This Day in the Civil War

Wednesday Aug. 14 1861
FREMONT FLAILS; FOREIGNERS FLIGHT FORCED

Various constitutional rights took a beating on both sides of the War for Southern Independence today. In the city and county of St. Louis, Mo., US. Maj. Gen. John Charles Fremont declared martial law. The city, which had been fairly calm since the riots in the spring, had suffered renewed disorder since the Confederate victory at the Battle of Wilson’s Creek. Fremont also ordered two newspapers closed for allegedly pro-Southern editorials.

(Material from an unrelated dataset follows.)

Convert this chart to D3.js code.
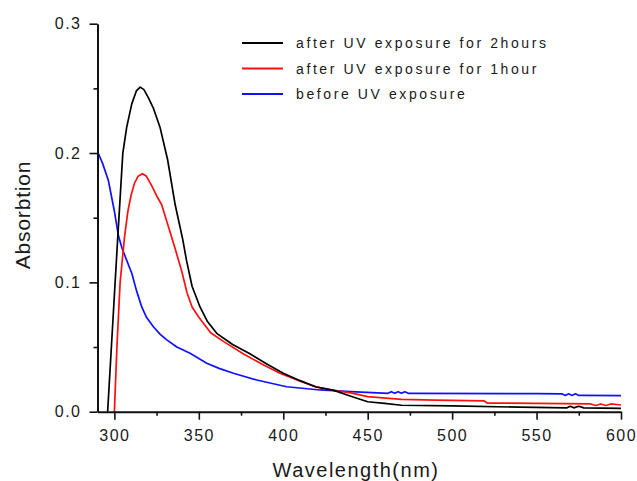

In Richmond, meanwhile, Jefferson Davis ordered the banishment of all foreign nationals whose home countries did not recognize the Confederate government.



Thursday Aug. 14, 1862
RACIAL RECONCILIATION REGRETFULLY REJECTED

Abraham Lincoln was adamantly opposed to the institution of slavery, but was not a believer in equality as it would be understood in later days. He was constantly coming up with plans and ploys to relocate all blacks out of America. He received a delegation of free Negroes at the White House today whom he told “But for your race among us there could not be war..it is better for us both, therefore, that we be separated.” His current plan involved colonization of blacks in Central America.



Friday Aug. 14 1863
WAR WEARINESS WEARS ON WEST

There was little going on in the eastern war beyond more test firing of the Union guns in Charleston Harbor. More holes were inflicted on Ft. Sumter. In the west the action was a little more intense. Various skirmishes, actions, expeditions and other nastiness occurred in West Point, Arkansas, and numerous places in Missouri including Sherwood, Wellington, and the greater metropolitan area of Jack’s Ford.



Sunday Aug. 14, 1864
LURKING LAUGHTER LIGHTENS LAMAR

U.S. Gen. A. J Smith had been given an assignment: track, find, capture or kill Nathan Bedford Forrest. Although known as a cavalryman, Forrest’s force was structurally more of a dismounted infantry unit. A brilliant tactician, Forrest was more of a nuisance than a serious military threat--but a very serious nuisance he was, and a great embarrassment to the Union commanders. Again today though, Smith’s efforts came to nothing in the miniscule burg of Lamar, Mississippi. Forrest and his merry men whupped them in a skirmish and departed, with the sound of laughter hanging in the air.